▸ Requirements
Reproduce exactly the lines below, from the first one through the line containing "import * as", and omit any pictures.

▸ Supplied information
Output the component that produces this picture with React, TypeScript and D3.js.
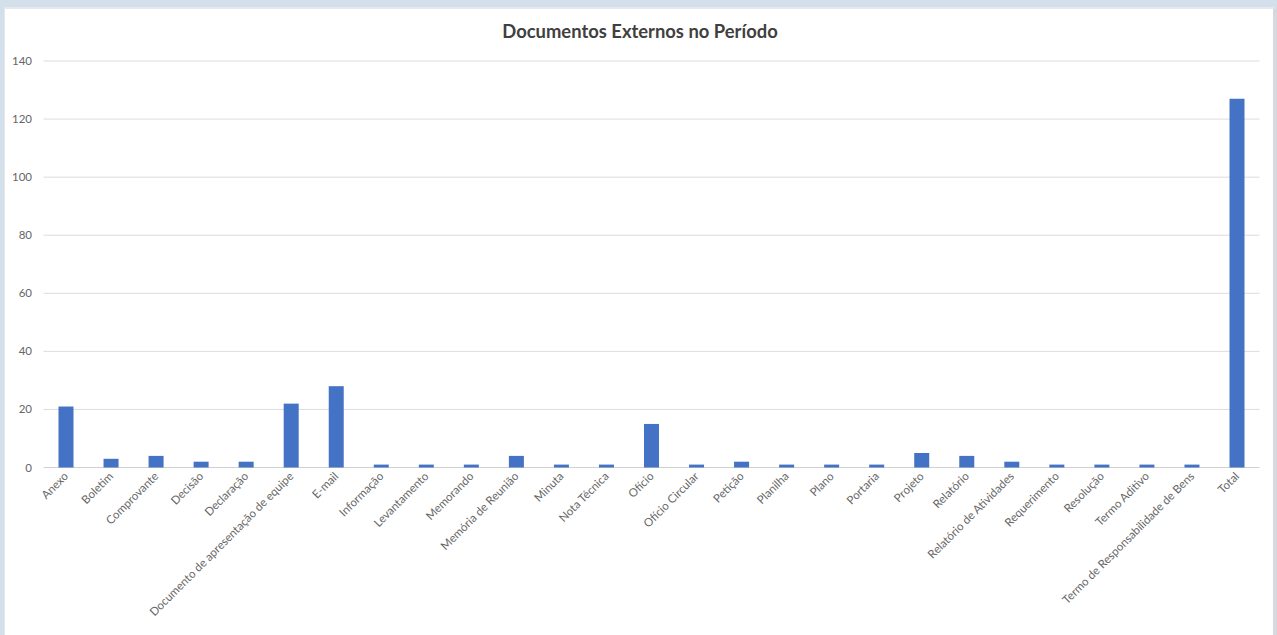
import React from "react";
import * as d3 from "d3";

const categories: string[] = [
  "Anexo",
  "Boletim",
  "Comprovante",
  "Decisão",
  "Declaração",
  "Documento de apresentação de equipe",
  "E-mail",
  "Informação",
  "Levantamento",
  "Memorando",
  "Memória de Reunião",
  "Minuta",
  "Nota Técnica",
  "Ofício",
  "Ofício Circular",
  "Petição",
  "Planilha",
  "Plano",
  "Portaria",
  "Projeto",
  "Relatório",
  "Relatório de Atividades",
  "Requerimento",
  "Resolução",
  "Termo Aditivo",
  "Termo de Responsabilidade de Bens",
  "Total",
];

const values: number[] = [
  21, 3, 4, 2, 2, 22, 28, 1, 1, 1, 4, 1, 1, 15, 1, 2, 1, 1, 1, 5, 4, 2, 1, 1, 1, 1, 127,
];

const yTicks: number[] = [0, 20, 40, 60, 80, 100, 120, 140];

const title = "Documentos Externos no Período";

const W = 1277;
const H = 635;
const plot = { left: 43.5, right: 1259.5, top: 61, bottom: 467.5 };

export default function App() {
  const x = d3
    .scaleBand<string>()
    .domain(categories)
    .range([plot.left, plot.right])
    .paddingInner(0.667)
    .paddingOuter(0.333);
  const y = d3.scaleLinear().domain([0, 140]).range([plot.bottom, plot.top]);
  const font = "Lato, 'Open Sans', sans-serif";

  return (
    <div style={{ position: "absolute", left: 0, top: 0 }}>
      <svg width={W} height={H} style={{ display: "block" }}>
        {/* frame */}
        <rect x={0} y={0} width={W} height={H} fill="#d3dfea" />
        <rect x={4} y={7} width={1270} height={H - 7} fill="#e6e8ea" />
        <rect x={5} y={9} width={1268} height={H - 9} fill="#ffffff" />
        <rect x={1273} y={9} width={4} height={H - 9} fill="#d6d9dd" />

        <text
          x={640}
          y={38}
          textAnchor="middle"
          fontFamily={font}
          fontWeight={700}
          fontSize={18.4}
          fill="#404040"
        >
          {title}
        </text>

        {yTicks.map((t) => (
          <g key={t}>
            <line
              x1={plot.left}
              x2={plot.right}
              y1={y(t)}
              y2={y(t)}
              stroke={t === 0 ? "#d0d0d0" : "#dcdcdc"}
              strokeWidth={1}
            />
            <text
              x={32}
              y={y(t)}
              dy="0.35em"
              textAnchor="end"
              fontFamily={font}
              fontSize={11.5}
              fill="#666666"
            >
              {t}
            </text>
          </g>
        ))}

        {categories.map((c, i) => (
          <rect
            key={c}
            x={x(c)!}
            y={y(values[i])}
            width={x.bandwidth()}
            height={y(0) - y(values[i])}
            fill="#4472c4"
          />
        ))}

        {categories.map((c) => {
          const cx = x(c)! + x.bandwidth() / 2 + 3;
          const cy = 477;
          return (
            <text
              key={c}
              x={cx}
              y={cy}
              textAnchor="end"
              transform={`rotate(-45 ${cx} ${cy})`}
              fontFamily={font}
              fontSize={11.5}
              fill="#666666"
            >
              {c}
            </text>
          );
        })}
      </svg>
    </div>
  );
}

▸ Problem solution
Output the component that produces this picture with React, TypeScript and D3.js.
import React from "react";
import * as d3 from "d3";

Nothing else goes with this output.